A surprisingly interesting history of vast empty spaces
Imagine you're a tourist in Singapore, taking a ride atop a Hippo tour bus when the guide announces while you drive past, And here we have the Padang, a field dating back to colonial times. And it's all good and you don't pay much attention to it besides noting that it's a big flat expanse of manicured lawn.
Well, as with most things, there's a story behind this that's not at all random but rather interesting.
It all starts more than five hundred years ago in the fabled city of Isfahan, just as it was emerging as the center of Iran's first Shi'ite dynasty. Shah Abbas the First ordered his men to clear a large field, a maidan in Persian, four hundred and forty by hundred and sixty yards. The task took more than thirty years, but when it was done, it was a magnificent sight. It was surrounded by a canal, rows of neatly planted trees, shops and mosques, with the Shah's palace presiding over the space.

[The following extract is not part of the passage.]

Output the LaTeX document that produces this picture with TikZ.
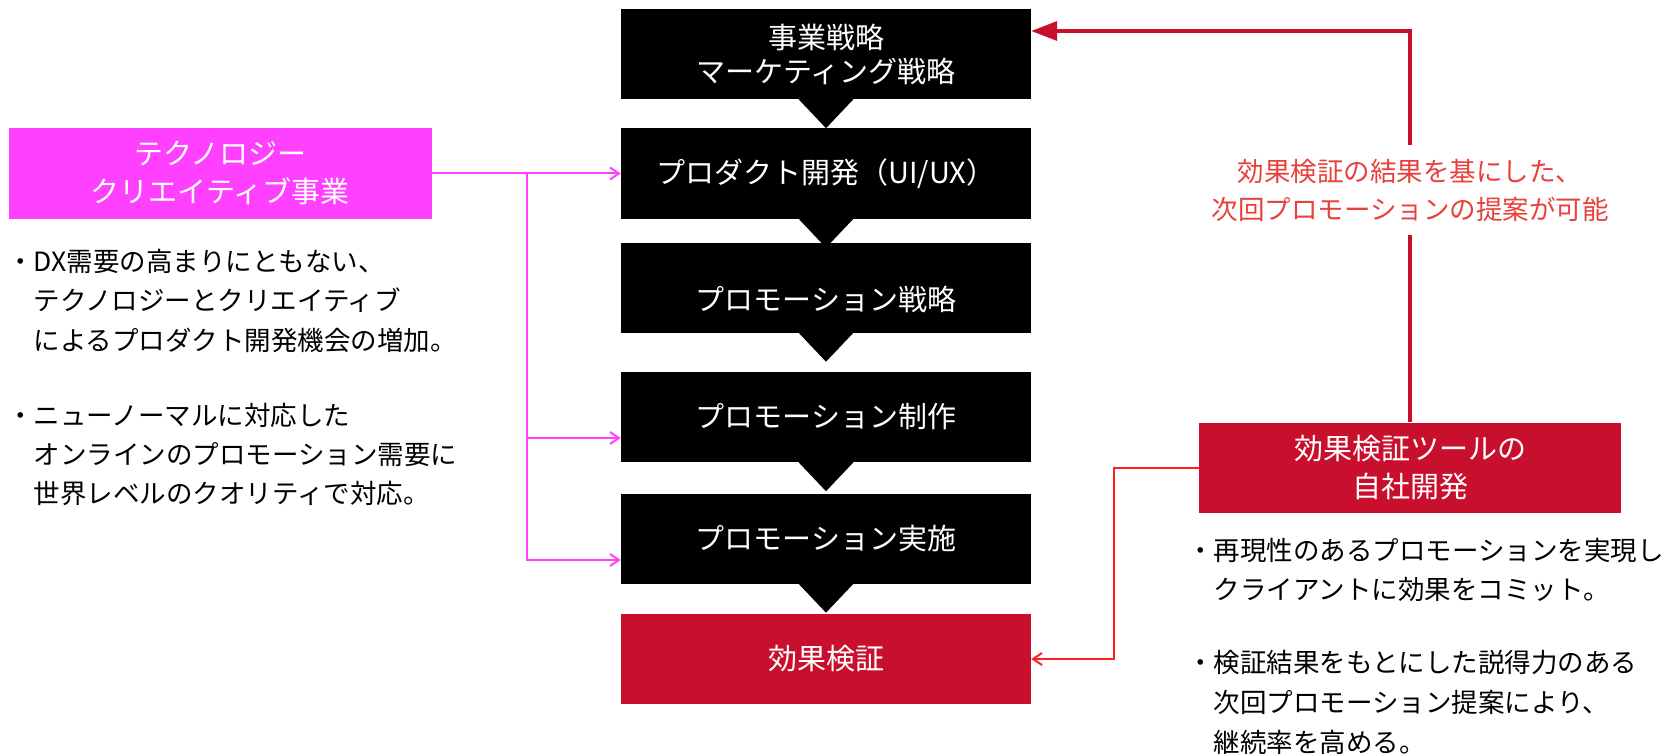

The maidan was the site of various imperial spectacles like games of polo, military parades and fireworks, and whosoever beheld it in its entirety could not help but feel overawed by the immensity of the Shah's power. This feature of Islamic architecture was adopted by the British in Calcutta, following the notorious incident of the Black Hole.
The construction of a maidan was imperative for two reasons: first, to clear the line of sight from the British redoubt to the banks of the river Hooghly, creating an open area where potential attackers could not hide. The second reason was of course to demonstrate British order and progress to all men.
Neo-classical government buildings stood on the edges, their stolid edifices recalling eternity. In 1819, when Sir Stamford Raffles arrived in Singapore, events in Calcutta were very much on his mind. Starting from the hilltop at Fort Canning, all the way down to the waterfront (a much shorter distance then than it is today), a long strip of land was cleared, ending in an open, manicured square.
Between this maidan, now called a padang, and the defensive arrangements atop the hill was another symbol of the colonialists' power to order, the old botanic gardens.
The padang was used both for military drills and for sport, displaying both bellicose and benevolent aspects of the colonial rulers to the natives.
As an empty field, the maidan/ padang is a blank slate on which rulers can telegraph whatever message they want to.
In Kuala Lumpur, for example, the British wanted to demonstrate their sympathies with the local Malay sultans, whose support was crucial to their mining enterprise in that land. And so, while on one end of the padang they constructed Tudor and neo-classical buildings, on the other, they constructed Indo-Islamic buildings (which ironically had nothing to do with Malay architecture, but that's another story).
Today, tour buses don't deign to stop at the padangs. Now, the imperial spectacles are the skyscrapers: the Petronas Towers or Marina Bay Sands. Horizontal vastness has been replaced in our imaginations by a vertical one.
We've conquered the earth, and now we must conquer the skies.